Giving…. This world has lost the true meaning of Christmas. It’s about giving love to those who don’t know what love is. Whichever way you decide to give, do it because you want too. Not because it’s an obligation. Do it from the heart! Show a stranger how Jesus loves by buying them a meal, giving them something they need/want, or simply giving them a kind word or a hug. I, myself, am broke. I can’t help when it comes to money, but I can help somebody carry groceries from their car, walk their dog, or even care for somebody in need. So if you don’t have money to give, then just give some of your time to help somebody in need. A little kindness goes a LONG way.
The true meaning of Christmas is Christ, who was born to save us! He sent his Son Jesus to die for our sins. On His birthday, He had us in mind. He came to show us how to live and to die on that cross for our transgressions and sins. Best Gift Ever! If Jesus can give His life (for us who don’t even deserve it) why can’t we help and give to those we think don’t deserve it also?

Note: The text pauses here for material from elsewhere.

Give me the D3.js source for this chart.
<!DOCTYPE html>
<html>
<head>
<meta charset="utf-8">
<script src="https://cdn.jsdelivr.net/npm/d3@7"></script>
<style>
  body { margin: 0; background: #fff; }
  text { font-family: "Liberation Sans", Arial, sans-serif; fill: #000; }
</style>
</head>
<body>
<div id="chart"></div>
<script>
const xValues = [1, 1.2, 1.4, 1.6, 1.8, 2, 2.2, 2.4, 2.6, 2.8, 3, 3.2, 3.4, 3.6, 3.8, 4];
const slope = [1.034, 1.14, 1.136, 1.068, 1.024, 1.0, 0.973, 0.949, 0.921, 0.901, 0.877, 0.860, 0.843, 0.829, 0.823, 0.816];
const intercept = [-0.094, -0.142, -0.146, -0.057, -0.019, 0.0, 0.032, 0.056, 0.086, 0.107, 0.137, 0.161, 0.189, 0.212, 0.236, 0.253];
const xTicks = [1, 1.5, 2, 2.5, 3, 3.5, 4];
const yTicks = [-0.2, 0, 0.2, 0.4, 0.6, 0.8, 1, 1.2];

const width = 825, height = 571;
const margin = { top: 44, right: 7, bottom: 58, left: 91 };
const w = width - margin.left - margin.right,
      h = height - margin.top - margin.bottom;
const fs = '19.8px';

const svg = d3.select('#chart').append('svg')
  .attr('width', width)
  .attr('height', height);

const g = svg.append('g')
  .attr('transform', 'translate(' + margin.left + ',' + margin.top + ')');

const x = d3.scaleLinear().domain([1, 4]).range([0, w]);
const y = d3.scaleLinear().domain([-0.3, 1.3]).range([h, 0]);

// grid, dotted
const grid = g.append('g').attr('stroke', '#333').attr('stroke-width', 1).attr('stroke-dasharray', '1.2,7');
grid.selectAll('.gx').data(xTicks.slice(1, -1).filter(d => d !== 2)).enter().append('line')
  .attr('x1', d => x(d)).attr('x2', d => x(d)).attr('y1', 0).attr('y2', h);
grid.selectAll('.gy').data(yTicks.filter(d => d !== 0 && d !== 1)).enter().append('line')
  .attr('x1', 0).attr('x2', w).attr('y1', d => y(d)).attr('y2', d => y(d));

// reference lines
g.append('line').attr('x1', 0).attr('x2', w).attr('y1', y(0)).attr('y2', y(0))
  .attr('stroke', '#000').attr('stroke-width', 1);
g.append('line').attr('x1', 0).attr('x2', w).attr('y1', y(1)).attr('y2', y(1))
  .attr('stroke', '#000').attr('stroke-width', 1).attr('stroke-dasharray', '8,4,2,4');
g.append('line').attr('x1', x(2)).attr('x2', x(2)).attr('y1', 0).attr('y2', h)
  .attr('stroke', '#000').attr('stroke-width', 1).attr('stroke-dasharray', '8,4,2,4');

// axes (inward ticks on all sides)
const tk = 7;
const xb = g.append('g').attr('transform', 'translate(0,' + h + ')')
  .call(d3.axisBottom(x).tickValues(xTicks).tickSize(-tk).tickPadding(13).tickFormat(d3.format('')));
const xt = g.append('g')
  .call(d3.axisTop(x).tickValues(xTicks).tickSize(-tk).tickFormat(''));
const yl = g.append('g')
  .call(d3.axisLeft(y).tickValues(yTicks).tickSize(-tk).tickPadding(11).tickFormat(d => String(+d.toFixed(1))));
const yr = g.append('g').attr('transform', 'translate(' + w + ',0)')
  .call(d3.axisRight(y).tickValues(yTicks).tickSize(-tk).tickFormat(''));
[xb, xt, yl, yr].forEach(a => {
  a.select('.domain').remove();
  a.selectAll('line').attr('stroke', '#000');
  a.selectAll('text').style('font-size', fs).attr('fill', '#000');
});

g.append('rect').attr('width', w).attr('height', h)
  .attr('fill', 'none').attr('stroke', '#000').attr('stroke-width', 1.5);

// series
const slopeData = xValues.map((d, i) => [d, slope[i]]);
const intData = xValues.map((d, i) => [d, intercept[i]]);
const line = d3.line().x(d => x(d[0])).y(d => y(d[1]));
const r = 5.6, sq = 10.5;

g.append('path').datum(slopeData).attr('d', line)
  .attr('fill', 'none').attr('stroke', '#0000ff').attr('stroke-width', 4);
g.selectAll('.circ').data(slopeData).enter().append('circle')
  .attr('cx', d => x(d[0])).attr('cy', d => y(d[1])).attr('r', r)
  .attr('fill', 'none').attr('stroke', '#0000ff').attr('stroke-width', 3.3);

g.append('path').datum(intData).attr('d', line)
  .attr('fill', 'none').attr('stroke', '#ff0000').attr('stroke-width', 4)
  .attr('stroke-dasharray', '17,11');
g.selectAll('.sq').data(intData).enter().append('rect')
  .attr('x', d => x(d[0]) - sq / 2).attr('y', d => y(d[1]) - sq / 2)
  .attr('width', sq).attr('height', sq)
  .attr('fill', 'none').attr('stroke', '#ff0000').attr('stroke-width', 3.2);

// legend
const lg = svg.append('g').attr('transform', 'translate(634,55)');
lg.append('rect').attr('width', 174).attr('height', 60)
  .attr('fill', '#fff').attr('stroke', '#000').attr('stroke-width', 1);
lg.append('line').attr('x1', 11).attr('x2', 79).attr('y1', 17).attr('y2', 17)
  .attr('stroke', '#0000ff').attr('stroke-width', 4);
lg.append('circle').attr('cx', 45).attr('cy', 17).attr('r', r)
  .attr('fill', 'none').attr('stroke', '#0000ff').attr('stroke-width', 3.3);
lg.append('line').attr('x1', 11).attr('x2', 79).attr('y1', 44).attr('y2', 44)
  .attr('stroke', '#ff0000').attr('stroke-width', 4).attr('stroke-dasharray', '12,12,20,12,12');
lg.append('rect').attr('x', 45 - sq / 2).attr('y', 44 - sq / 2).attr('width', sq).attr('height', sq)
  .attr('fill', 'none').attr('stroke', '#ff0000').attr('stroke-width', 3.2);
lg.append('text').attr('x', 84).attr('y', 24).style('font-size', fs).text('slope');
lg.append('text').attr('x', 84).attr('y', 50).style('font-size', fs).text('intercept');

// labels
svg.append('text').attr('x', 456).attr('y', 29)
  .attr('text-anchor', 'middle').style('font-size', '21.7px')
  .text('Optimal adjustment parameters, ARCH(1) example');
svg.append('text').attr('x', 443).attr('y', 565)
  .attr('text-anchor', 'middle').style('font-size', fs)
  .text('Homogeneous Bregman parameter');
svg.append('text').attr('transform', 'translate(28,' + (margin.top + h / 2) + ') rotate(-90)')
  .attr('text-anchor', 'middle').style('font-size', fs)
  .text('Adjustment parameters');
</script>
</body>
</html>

It comes back to Jesus, His love, and how much He cared for EVERYBODY! Aren’t we to love and give as He did? Can’t we pay it forward? Trust me! It makes a huge difference in the persons attitude and makes their day, if you do something nice for somebody else. If you have time, give it! Buy somebody some groceries if you can. Give to the needy and poor. Pray for the Good Lord to provide for you to give in a way and make a difference, but continue this throughout the year. When did we get so greedy and mean? Why can’t we just open our hearts and love by giving our money or time to those in need?

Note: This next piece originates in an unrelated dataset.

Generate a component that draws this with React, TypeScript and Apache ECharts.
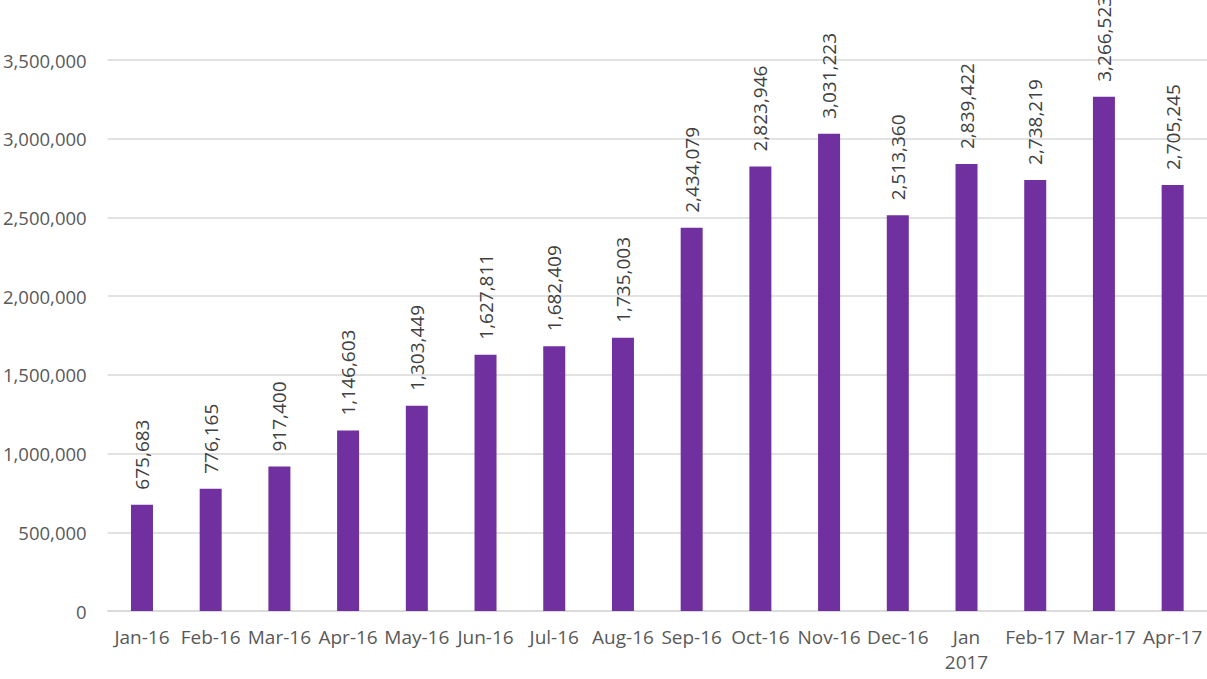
import React, { useEffect, useRef } from "react";
import * as echarts from "echarts";

const categories = [
  "Jan-16", "Feb-16", "Mar-16", "Apr-16", "May-16", "Jun-16", "Jul-16", "Aug-16",
  "Sep-16", "Oct-16", "Nov-16", "Dec-16", "Jan\n2017", "Feb-17", "Mar-17", "Apr-17",
];
const values = [
  675683, 776165, 917400, 1146603, 1303449, 1627811, 1682409, 1735003,
  2434079, 2823946, 3031223, 2513360, 2839422, 2738219, 3266523, 2705245,
];
const yMin = 0;
const yMax = 3500000;
const yStep = 500000;

const FONT = "'Open Sans', 'Noto Sans', sans-serif";

export default function App() {
  const ref = useRef<HTMLDivElement>(null);
  useEffect(() => {
    if (!ref.current) return;
    const chart = echarts.init(ref.current, undefined, { renderer: "svg" });
    const fmt = (v: number) => v.toLocaleString("en-US");
    chart.setOption({
      animation: false,
      grid: { left: 106, right: 0, top: 60, bottom: 68, containLabel: false },
      xAxis: {
        type: "category",
        data: categories,
        axisLine: { show: true, lineStyle: { color: "#d9d9d9", width: 1.5 } },
        axisTick: { show: false },
        axisLabel: {
          color: "#595959",
          fontFamily: FONT,
          fontSize: 19,
          margin: 13,
          interval: 0,
          lineHeight: 25,
        },
      },
      yAxis: {
        type: "value",
        min: yMin,
        max: yMax,
        interval: yStep,
        axisLine: { show: false },
        axisTick: { show: false },
        splitLine: { lineStyle: { color: "#d9d9d9", width: 1.5 } },
        axisLabel: {
          color: "#595959",
          fontFamily: FONT,
          fontSize: 18.5,
          margin: 21,
          formatter: (v: number) => fmt(v),
        },
      },
      series: [
        {
          type: "bar",
          data: values,
          barWidth: 22,
          itemStyle: { color: "#7030A0" },
          label: {
            show: true,
            position: "top",
            rotate: 90,
            align: "left",
            verticalAlign: "middle",
            distance: 15,
            color: "#404040",
            fontFamily: FONT,
            fontSize: 19,
            formatter: (p: any) => fmt(p.value),
          },
        },
      ],
    });
    return () => chart.dispose();
  }, []);
  return (
    <div
      ref={ref}
      style={{ position: "fixed", left: 0, top: 0, width: 1207, height: 679, background: "#fff" }}
    />
  );
}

John 15:13~ “The greatest love you can have for your friends is to give your life for them.”
Finding friendship is hard. Real friends, you know the true kind. See, I have nobody to hang with and I haven’t had anyone to hang with in years. I truly feel so alone. I am a great friend. I’ll stand up for you and be there when you need me, no matter what. Only thing I ask is you do the same. Every time I get a good friend they either move away or they end up stabbing me in the back. Hurting me tremendously. 😦 I close my heart off to ppl. Shutting them out because of the hurt. Then I find somebody else that seems like a true friend. You know, the kind that only comes from God? Then I get hurt, closing my heart off, once again. So I never have anybody to hang with because of it. I just want a true friend who shows me respect and loyalty in the friendship and I want to hang out a lot more than once or twice. I want a friendship that can only come from God. A God given “Best Friend”.
When I make plans, I have nobody to invite because when I invite all my friends (that I think I have) to do things with me, nobody even shows up. My birthday, I wanted to throw a party. Nobody came, but family. I threw a Memorial Day party and nobody came, once again, but family. I make plans and invite in advance and nobody still comes.
I go on Facebook and see everybody posting pics and statuses about having girls day/night out or going and doing this/that. I don’t have that kind of friendship, to hang with them. I don’t have a best friend to call my sister. Nobody sticks with me long enough. Is there something wrong with me? All my friends only communicate through Facebook and even then we barely talk. I don’t hang or talk to any of them outside of Facebook either, except my family members (Including the in-laws). I have been praying for years and years for a small handful of some girl friends and nothing yet. Some I could call my sisters. I decided to pray and read my bible. Let God heal my brokenness. Honestly, is there something wrong with me? Maybe that’s why nobody wants to hang with me! I feel like I’ll never have that friend I have been praying for. I know I have my hubby, but every girl needs a small handful of girl friends to have some girl time.
God has been reminding me that I am perfect just the way He made me. That nothing is wrong with me. Psalms 139:14~ “You are fearfully and wonderfully made.” So why do I still feel so alone in this world? Why do I still feel like there is something wrong with me?